» **Exercise**
A single run of lines is to be printed exactly: starting at the line with "Write a web" and ending at the line with "1.90,1.83,1.74,1.71,1.71];", both included. Leave the pictures out.

» **Material provided**

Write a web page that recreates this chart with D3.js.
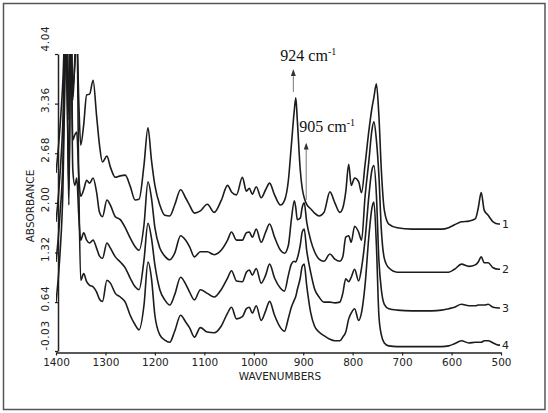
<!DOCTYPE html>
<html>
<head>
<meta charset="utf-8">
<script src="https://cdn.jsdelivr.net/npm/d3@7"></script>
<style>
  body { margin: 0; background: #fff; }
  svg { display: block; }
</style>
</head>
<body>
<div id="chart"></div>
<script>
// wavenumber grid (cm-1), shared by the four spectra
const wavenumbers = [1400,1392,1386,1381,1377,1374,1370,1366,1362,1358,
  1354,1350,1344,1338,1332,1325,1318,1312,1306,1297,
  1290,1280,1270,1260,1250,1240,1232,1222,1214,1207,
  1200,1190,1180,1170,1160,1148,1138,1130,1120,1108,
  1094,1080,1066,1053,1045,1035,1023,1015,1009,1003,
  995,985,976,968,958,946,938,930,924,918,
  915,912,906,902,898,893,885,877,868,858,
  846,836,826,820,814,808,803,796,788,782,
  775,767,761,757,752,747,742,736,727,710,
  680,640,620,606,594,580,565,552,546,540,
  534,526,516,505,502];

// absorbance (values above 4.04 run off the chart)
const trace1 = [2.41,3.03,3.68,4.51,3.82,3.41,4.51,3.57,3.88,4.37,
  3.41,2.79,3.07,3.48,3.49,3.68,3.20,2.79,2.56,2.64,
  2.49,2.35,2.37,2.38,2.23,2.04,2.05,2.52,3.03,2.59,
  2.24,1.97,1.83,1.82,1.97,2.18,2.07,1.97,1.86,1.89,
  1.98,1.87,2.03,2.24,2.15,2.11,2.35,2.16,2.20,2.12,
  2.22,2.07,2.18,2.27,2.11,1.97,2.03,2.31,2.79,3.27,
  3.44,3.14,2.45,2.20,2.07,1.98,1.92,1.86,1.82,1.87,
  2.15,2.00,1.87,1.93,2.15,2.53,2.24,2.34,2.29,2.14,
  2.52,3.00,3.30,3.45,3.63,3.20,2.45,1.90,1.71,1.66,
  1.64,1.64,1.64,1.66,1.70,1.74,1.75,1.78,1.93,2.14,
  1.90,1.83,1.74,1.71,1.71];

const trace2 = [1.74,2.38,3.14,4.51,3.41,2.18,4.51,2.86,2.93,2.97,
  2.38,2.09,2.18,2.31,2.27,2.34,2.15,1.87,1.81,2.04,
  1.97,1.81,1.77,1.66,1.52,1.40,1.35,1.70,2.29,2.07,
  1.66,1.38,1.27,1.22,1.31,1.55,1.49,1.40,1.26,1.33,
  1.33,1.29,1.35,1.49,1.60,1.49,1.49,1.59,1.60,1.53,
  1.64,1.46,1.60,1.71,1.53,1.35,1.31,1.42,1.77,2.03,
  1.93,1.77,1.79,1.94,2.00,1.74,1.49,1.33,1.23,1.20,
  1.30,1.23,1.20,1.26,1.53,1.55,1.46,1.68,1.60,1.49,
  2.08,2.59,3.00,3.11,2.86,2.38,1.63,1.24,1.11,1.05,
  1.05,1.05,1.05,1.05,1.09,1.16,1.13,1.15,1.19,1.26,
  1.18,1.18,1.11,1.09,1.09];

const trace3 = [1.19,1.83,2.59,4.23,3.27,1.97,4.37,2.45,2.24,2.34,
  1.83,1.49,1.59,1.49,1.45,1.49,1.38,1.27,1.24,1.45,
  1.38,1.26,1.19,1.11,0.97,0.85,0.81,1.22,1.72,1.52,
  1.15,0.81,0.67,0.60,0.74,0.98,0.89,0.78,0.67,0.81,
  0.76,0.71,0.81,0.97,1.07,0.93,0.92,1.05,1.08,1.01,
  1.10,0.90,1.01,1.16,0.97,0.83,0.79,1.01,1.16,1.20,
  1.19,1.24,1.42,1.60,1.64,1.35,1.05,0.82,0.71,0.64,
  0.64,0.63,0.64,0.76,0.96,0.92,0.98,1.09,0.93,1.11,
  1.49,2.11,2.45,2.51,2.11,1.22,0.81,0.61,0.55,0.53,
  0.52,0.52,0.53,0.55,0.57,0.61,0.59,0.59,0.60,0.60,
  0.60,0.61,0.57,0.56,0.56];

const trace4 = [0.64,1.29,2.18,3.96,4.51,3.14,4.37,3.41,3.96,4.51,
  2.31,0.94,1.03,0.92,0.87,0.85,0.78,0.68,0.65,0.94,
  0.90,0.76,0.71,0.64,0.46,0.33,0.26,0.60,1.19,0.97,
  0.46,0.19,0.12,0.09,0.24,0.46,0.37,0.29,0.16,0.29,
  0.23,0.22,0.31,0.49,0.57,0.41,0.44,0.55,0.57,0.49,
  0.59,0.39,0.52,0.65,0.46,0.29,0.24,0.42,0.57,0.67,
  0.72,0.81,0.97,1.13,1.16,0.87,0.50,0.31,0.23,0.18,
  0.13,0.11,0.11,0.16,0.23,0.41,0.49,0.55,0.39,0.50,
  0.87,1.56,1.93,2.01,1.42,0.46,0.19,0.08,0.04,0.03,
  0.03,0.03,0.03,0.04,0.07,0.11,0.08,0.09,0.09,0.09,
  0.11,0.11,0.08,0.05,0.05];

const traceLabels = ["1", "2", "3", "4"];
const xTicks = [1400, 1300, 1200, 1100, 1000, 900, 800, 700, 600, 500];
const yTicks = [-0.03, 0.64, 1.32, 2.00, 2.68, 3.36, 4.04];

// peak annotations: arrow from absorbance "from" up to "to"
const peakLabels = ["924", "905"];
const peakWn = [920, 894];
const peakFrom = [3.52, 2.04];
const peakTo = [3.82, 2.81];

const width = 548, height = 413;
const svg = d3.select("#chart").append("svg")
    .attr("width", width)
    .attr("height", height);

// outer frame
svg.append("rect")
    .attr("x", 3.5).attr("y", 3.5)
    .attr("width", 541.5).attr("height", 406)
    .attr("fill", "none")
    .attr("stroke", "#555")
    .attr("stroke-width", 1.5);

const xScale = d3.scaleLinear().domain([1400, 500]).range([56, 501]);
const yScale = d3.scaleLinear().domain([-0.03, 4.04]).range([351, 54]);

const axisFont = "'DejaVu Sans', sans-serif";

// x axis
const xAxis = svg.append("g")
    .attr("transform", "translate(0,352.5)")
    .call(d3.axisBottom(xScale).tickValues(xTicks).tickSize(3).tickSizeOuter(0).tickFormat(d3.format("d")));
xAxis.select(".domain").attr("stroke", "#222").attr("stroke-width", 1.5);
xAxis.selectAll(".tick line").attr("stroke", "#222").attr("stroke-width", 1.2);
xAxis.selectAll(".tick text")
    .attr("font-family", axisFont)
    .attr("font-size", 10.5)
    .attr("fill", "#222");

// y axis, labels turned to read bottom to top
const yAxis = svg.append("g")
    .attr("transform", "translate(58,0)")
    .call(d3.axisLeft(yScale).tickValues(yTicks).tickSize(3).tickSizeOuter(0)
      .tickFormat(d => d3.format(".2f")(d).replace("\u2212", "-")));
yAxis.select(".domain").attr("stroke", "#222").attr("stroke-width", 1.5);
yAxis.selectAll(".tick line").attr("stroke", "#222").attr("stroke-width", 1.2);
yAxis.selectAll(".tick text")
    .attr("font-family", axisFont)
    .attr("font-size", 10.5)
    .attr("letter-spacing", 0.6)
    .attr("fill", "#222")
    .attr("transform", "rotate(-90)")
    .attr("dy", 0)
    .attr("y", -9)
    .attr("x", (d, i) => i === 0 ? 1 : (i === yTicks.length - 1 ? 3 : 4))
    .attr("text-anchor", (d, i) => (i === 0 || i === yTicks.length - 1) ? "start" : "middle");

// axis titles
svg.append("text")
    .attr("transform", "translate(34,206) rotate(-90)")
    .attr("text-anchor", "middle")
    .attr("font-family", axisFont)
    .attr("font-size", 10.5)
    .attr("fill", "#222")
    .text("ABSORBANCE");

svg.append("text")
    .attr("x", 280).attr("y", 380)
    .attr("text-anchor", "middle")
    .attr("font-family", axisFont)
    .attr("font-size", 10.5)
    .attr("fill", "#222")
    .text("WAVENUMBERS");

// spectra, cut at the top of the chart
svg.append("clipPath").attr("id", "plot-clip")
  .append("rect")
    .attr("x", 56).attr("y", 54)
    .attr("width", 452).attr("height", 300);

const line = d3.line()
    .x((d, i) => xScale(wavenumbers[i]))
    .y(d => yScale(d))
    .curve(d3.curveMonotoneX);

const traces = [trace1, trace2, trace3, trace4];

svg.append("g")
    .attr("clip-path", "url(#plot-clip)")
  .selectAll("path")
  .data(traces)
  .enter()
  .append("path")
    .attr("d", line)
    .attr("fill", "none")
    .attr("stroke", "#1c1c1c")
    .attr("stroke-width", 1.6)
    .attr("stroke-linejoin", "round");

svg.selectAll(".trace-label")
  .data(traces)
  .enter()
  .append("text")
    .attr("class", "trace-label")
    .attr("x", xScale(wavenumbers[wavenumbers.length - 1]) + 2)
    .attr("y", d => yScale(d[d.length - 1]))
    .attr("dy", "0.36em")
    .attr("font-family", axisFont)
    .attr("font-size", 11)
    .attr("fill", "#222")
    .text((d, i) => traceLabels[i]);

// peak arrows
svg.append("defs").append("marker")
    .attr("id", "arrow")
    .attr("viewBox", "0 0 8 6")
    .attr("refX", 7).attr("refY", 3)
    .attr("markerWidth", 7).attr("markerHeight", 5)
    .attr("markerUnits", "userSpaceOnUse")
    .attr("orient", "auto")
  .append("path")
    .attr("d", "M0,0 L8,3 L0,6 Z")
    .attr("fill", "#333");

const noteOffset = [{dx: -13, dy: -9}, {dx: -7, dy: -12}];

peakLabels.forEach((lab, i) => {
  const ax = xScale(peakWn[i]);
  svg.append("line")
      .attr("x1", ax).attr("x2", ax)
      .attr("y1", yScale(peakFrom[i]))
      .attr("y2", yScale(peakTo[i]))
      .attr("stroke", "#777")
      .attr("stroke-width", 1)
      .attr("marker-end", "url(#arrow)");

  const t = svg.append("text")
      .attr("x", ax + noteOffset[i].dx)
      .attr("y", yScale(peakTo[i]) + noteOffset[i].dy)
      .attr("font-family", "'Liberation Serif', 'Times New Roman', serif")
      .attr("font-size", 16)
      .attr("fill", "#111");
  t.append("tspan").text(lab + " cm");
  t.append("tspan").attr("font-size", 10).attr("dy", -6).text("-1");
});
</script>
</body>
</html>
---
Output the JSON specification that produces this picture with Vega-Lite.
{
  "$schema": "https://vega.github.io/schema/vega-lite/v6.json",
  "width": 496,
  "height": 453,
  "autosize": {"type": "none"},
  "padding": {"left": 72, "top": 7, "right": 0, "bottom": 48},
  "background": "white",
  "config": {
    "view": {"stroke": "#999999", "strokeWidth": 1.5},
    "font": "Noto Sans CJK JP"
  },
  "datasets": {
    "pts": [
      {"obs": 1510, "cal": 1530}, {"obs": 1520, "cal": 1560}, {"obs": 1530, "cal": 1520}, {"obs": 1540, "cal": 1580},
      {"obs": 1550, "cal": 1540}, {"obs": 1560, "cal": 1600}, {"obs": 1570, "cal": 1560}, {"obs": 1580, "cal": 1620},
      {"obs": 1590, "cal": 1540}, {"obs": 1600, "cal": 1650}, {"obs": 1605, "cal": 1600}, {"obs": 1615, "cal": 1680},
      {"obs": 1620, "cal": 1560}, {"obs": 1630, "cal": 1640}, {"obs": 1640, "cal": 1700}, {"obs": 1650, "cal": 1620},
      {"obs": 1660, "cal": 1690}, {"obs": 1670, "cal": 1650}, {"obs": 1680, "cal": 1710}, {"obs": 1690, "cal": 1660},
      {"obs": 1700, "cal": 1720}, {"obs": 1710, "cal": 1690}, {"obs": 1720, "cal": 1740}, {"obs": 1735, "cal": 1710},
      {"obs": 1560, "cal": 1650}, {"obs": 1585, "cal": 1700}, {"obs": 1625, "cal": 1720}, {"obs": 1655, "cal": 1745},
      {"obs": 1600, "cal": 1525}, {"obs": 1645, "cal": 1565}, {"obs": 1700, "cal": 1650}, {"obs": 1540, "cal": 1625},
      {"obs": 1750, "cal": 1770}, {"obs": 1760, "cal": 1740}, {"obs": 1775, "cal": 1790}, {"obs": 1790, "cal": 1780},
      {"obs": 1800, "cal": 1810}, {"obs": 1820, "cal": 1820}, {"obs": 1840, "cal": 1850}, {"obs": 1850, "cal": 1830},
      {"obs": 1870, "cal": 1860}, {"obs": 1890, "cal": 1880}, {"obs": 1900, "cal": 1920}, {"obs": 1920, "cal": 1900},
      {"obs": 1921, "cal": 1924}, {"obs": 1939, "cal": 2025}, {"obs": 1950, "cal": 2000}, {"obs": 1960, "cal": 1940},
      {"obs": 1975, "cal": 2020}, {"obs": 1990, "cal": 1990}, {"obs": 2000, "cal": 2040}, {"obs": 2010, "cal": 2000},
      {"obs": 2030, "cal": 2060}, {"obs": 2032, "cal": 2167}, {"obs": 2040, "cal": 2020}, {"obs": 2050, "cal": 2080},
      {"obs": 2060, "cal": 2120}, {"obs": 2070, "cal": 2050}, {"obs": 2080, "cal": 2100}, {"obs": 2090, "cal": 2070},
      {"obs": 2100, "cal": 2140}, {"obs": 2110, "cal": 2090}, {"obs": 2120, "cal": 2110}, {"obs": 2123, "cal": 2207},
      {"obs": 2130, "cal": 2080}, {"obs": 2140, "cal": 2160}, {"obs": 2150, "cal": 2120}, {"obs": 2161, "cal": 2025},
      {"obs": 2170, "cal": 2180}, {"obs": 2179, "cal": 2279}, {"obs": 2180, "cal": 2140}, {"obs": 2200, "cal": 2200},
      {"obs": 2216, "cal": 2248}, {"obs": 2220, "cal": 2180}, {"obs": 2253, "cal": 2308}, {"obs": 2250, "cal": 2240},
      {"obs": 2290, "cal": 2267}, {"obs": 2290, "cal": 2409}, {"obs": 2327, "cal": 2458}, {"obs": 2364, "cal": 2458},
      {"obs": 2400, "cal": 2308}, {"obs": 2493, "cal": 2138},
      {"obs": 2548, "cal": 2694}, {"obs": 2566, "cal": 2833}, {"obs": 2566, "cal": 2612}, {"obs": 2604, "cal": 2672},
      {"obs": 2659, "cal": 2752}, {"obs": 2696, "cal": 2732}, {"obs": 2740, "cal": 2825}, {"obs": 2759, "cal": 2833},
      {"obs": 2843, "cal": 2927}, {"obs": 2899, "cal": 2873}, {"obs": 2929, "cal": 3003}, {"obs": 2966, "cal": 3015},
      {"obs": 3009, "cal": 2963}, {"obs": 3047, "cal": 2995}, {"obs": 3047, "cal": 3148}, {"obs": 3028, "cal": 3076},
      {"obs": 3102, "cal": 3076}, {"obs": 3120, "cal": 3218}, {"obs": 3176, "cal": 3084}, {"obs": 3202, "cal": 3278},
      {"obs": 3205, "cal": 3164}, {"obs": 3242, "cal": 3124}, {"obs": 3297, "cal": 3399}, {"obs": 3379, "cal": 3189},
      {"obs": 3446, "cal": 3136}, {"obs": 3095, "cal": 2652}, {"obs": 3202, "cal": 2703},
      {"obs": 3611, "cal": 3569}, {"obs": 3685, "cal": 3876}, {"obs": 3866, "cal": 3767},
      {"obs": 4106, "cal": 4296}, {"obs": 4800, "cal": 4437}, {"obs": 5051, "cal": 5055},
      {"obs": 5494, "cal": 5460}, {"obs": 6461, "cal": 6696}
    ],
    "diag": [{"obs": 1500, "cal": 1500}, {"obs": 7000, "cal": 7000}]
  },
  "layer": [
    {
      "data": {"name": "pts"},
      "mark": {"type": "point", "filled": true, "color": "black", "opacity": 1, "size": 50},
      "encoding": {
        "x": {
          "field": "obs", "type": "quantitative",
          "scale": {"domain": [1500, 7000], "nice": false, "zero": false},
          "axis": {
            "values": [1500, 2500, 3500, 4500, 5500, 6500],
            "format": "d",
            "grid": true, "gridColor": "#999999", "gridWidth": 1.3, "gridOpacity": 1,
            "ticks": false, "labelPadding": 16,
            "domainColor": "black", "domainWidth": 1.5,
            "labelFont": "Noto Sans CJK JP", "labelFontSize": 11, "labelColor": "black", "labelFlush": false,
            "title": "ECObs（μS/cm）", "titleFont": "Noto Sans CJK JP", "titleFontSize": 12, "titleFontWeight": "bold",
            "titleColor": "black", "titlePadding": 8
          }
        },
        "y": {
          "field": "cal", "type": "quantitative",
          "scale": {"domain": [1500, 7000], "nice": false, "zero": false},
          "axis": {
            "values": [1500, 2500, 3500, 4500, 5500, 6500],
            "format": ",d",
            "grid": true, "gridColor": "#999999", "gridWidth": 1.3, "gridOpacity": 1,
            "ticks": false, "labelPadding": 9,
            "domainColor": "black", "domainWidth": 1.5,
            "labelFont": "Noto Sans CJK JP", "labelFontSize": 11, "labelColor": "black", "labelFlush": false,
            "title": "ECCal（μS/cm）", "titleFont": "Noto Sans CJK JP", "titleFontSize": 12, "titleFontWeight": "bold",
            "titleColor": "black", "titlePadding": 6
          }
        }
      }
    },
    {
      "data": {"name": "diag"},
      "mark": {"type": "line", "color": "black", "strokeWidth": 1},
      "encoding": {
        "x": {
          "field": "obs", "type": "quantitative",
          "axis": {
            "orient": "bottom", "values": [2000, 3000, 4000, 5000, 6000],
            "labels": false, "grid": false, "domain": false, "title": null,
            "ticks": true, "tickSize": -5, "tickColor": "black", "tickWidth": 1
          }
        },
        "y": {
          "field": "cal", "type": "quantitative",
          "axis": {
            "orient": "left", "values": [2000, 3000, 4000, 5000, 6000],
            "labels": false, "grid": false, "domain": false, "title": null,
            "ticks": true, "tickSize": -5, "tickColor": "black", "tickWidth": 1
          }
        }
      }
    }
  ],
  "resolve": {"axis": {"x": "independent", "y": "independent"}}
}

» **Output for this exercise**
Write a web page that recreates this chart with D3.js.
<!DOCTYPE html>
<html>
<head>
<meta charset="utf-8">
<script src="https://cdn.jsdelivr.net/npm/d3@7"></script>
<style>
  body { margin: 0; background: #fff; }
  svg { display: block; }
</style>
</head>
<body>
<div id="chart"></div>
<script>
// wavenumber grid (cm-1), shared by the four spectra
const wavenumbers = [1400,1392,1386,1381,1377,1374,1370,1366,1362,1358,
  1354,1350,1344,1338,1332,1325,1318,1312,1306,1297,
  1290,1280,1270,1260,1250,1240,1232,1222,1214,1207,
  1200,1190,1180,1170,1160,1148,1138,1130,1120,1108,
  1094,1080,1066,1053,1045,1035,1023,1015,1009,1003,
  995,985,976,968,958,946,938,930,924,918,
  915,912,906,902,898,893,885,877,868,858,
  846,836,826,820,814,808,803,796,788,782,
  775,767,761,757,752,747,742,736,727,710,
  680,640,620,606,594,580,565,552,546,540,
  534,526,516,505,502];

// absorbance (values above 4.04 run off the chart)
const trace1 = [2.41,3.03,3.68,4.51,3.82,3.41,4.51,3.57,3.88,4.37,
  3.41,2.79,3.07,3.48,3.49,3.68,3.20,2.79,2.56,2.64,
  2.49,2.35,2.37,2.38,2.23,2.04,2.05,2.52,3.03,2.59,
  2.24,1.97,1.83,1.82,1.97,2.18,2.07,1.97,1.86,1.89,
  1.98,1.87,2.03,2.24,2.15,2.11,2.35,2.16,2.20,2.12,
  2.22,2.07,2.18,2.27,2.11,1.97,2.03,2.31,2.79,3.27,
  3.44,3.14,2.45,2.20,2.07,1.98,1.92,1.86,1.82,1.87,
  2.15,2.00,1.87,1.93,2.15,2.53,2.24,2.34,2.29,2.14,
  2.52,3.00,3.30,3.45,3.63,3.20,2.45,1.90,1.71,1.66,
  1.64,1.64,1.64,1.66,1.70,1.74,1.75,1.78,1.93,2.14,
  1.90,1.83,1.74,1.71,1.71];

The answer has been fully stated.